There are still many things to do for this Relational Cross Entropy system. It still hasn’t ‘recovered’ yet from the shift up to the relational domain, notably in the file saving/loading.
- Implement saving/loading rules. Preferably in a human readable format as well. Perhaps utilise an XML style of format. See line 322 in BlocksWorldStateSpec for an example of rule format.
- Implement saving/loading generators. Also, would be good in a human readable format. Such that rules with a non-zero prob are only mentioned as possibilities. Maybe output two generator files: One with the actual generator values, and the other with the rounded/bound values.
- Check the experiment ETA measure is running correctly. I don’t think it is properly working.
- Normalise the blocks world scores. By this, I mean give the agent a reward of 0 if it plays optimally and -X for every step over optimal. This requires having an optimal policy for each goal to find out what the optimal number of steps is. Once again, see the getOptimalPolicy() method in the StateSpecs.
- Mutation strategy.
- As mentioned here, could use Occam’s Razor to weight rules and policies against one another. The problem is how to define such a weighting function? A further consideration to take into account (care of Tony Smith) is to factor in number of steps in PacMan. This could be part of the explicit environment award, or an internal reward on the agent’s part.
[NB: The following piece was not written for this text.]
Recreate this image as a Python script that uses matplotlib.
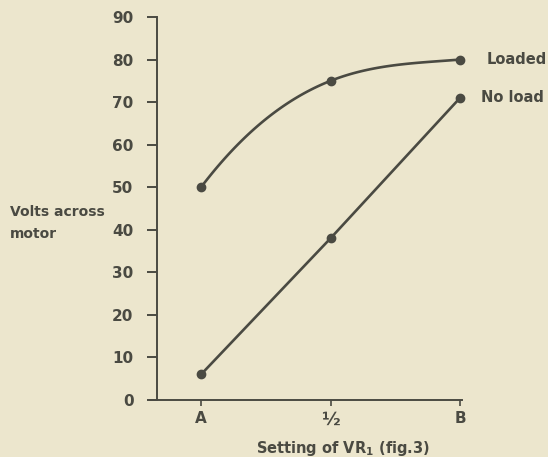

- Currently, the experiments I am running are only using populations of 100. This is probably quite bad for PacMan, which needs more than that to function. But the Blocks World environments are converging on a value (but I can’t tell if that value is optimal). In this post, I talk of dynamically controlling the parameters.
- Action voting. Especially in Ms. Pacman. This will cause the program to slow down some, but may make performance better. For instance, the majority of nearby dots may be to the right, but one to the left. PacMan may choose left by chance. But then again, who’s to say this is bad?
- Firing rules. Many rules left in the policies of the blocks world problems are redundant. This may not occur anymore if rules that misfire, or never fire are removed, but an alternative is to only update rules that do fire. That takes care of the never firing problem anyway. However, it may cause problems in the cross-entropy update process. It seems that when firing rules are used and the policies are frozen during testing, the resulting policy set is empty because all values are below 0.5.
I’m sure there’s more, but these are the current issues I know of. Hopefully I can get ’em done by before next year. In any case though, I have a proposal to write. Damn thing…
Remember to implement bullet 2 of the list. It would come in handy to see which rules are generated.